Brian Selfridge: [00:38:06] How about during those times when the ink has been put to paper and you're, you know, the merger is going forward?  I know that can create I suspect I can create a lot of fear, uncertainty and doubt within within the organizations as a whole, maybe even the security and compliance team. Since you've been through this a few times, is there anything that you think security leaders can focus on during those times of of uncertainty to kind of reassure or to make sure your team sticks around and is doing the best they can to move the program forward and in the midst of that uncertainty? 

Derek Vorpahl: [00:38:42] Yeah, I mean, there's a couple of ways to look at it. I can use the old axiom of under-promise and overdeliver. And then also a lot of people get stressed out during compliances and mergers and everything. And it's true, sometimes personnel changes, sometimes you get different jobs, sometimes you have a surplus.  The important thing is to be committed to the job at hand, which is protecting the information security of the company that you're working for. You were hired to do that. That doesn't change and I know there's fear, uncertainty, and doubt. It's happened, you know, throughout the years. But I've also found that if you are competent and capable and you can deliver on those things that have been part of a good information security plan, it also works out in the end. And I'm not going to say it's bad, or it's good I'm not going to say you don't jettison people or you don't have to hire people or anything else, but you know. If there's a good program, you've done a good job and you're within the program, there's always the ability, especially in cybersecurity, to either continue down the road that you're doing or get blessed with a whole lot of other opportunities. 

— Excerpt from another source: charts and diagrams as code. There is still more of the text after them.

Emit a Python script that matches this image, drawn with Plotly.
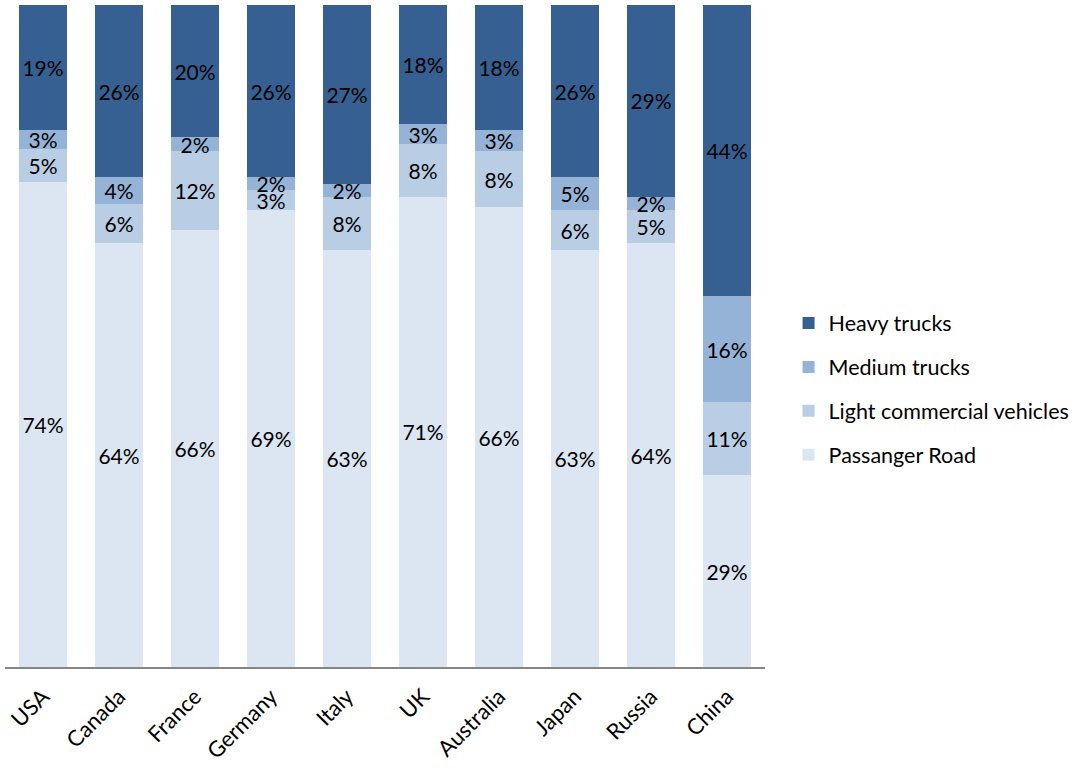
import plotly.graph_objects as go

countries = ["USA", "Canada", "France", "Germany", "Italy", "UK", "Australia", "Japan", "Russia", "China"]
passenger = [74, 64, 66, 69, 63, 71, 66, 63, 64, 29]
light_cv = [5, 6, 12, 3, 8, 8, 8, 6, 5, 11]
medium = [3, 4, 2, 2, 2, 3, 3, 5, 2, 16]
heavy = [19, 26, 20, 26, 27, 18, 18, 26, 29, 44]

series = [
    ("Passanger Road", passenger, "#DCE6F2", 4),
    ("Light commercial vehicles", light_cv, "#B9CDE5", 3),
    ("Medium trucks", medium, "#95B3D7", 2),
    ("Heavy trucks", heavy, "#366092", 1),
]

FONT = "Lato, 'Open Sans', sans-serif"
FS = 21

fig = go.Figure()
for i, (name, vals, col, rank) in enumerate(series):
    fig.add_trace(go.Bar(
        x=countries, y=vals, name=name,
        marker=dict(color=col, line=dict(width=0)),
        text=[f"{v}%" for v in vals],
        textposition="inside", insidetextanchor="middle", textangle=0,
        textfont=dict(color="black", size=FS, family=FONT),
        constraintext="none",
        legendgroup=f"g{i}", legendrank=rank,
    ))

fig.update_layout(
    barmode="stack", barnorm="percent", bargap=0.36,
    width=1075, height=769,
    margin=dict(l=5, r=310, t=5, b=102, autoexpand=False),
    plot_bgcolor="white", paper_bgcolor="white",
    font=dict(family=FONT, size=FS, color="black"),
    uniformtext=dict(minsize=FS, mode="show"),
    showlegend=True,
    legend=dict(
        x=1.031, xanchor="left", y=0.42, yanchor="middle",
        traceorder="grouped", tracegroupgap=13,
        font=dict(size=21.5, family=FONT, color="black"),
        bgcolor="rgba(0,0,0,0)",
    ),
    xaxis=dict(
        showline=True, linecolor="#868686", linewidth=2,
        tickangle=-45, ticks="", showgrid=False, automargin=False,
        ticklabelstandoff=6,
        tickfont=dict(size=22, family=FONT, color="black"),
    ),
    yaxis=dict(visible=False, range=[0, 100], showgrid=False),
)

fig.write_html("out.html")
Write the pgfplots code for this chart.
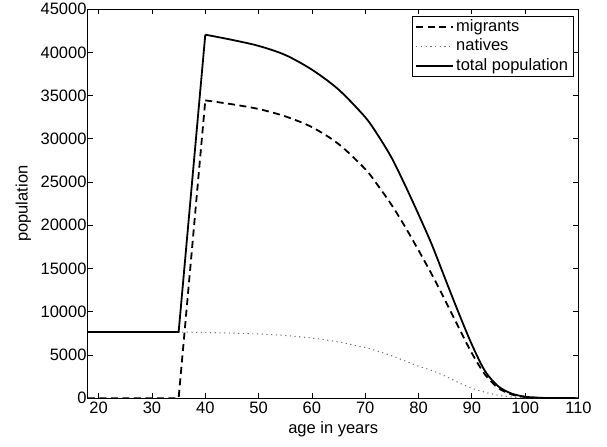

Brian Selfridge: [00:40:19] Derek, I want to thank you so much for this insightful commentary, I've really enjoyed the conversation. We've covered a range of topics and appreciate your rolling with the many and varied topics we discussed, as well as sharing your insight and experience across those. So I want to thank my guests. Derek for Paul for joining me today is the director of Information Security and Information Risk Management for Davis Vision and Derek. Any closing thoughts or anything else you'd like to share with our listeners as we sign off for this session? 

Derek Vorpahl: [00:40:52] You know, Brian, it's been great talking to you. I thank you so much for the opportunity. There are a lot of different things to do here in information security and our way of doing it or what we've done or the way I do. It isn't the only way. It's just my perspective on it and hopefully, someone out there finds some value of it. And if I help you out, great, it's always good to give back to the community. 

Brian Selfridge: [00:41:19] Excellent. Thanks so much, Derek. We'll give everyone your personal cell phone following this as you've offered to help support. No, I'm kidding. Thank you so much. Thanks so much, Derek. I really appreciate it. 

Derek Vorpahl: [00:41:31] Thanks, Brian. We'll talk to you later.